Brutalist architecture is a style that was born out of necessity. This style emerged during the Britan’s Post-War reconstruction. The opinion on this type of architecture it gets mixed reviews from critiques and architects alike, some call it soulless and cold while others call it iconic and timeless. It is not so named because of its savagery and menacing appeal. The term is simply taken from béton brut, French for “raw concrete.”

1. Geisel Library, California by William L.Pereira & Associates

This alien-looking building could be called a mix of brutalism and futurism. Though it has strong concrete pillars, it gives the feeling of levitating from the ground. It has a lot of glass, looks like a massive building while still giving a feeling of hovering. 

2. Barbican Centre and Estate, London by Chamberlin, Powell & Ban 

This building is representative of a vertical garden city. This stands as one of the most renowned brutalist buildings anywhere in the world. The design of the estate allows the area to be entirely pedestrianized, with rail and road traffic passing underground, out of sight.
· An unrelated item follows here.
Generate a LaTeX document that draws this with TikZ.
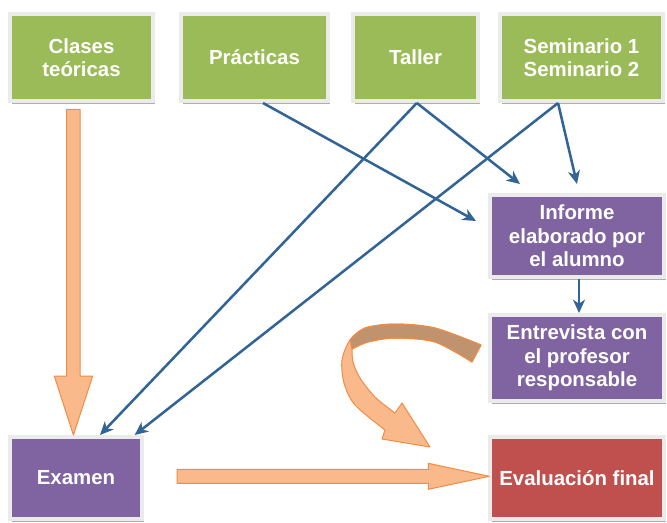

3. Bank of London and South America, Buenos Aires by Clorindo Testa and SEPRA

The building has arrays of thin and deep concrete columns at the street edge, while the glass facade is set back, creating a sort of portico. This was designed so to give a generous space for pedestrian space at the ground while maintaining a consistent streetscape. 

4. Spomenik Memorials, Yugoslavia

This surreal war memorial has a beautiful history. This undulating concrete giant, clad scales of stainless steel, rises to 120 feet high. 

5. The Cathedral of Saint Mary of the Assumption, San Francisco by Pier Luigi Nervi & P’etro Belluschi

This building fascinatingly fuses traditional catholic faith and modern technology. Taking inspiration from the cross, this cathedral emphasizes both the vertical and horizontal. This building evokes a union between heaven and earth through balanced simplicity made realist with the brutalist design. 

6. Trellick Tower, London by Erno Goldfinger

This building features numerous unconventional design elements. This building dominates the immediate skyline. Numerous space-saving devices are incorporated into the design. One example is the entrance to the bathrooms where sliding doors are used in place of traditional swing doors, which would have consumed valuable floor space.

7. Hill of the Buddha, Japan by Tadao Ando

This is a monumental lavender-covered temple enveloping a giant statue of Buddha at the Makomanai Takino Cemetery in the northern Japanese city of Sapporo. 

8. Boston City Hall, Boston by Kallmann, McKinnell & Knowles

This building was designed to bridge the public and private sectors of government. The architects strove to produce architecture that was involved with its social, cultural, and political context. 

9. The Met Breuer, New York City by Marcel Breuer

This museum features different kinds of art, and of itself is a piece of art. This landmark building uses concrete and granite.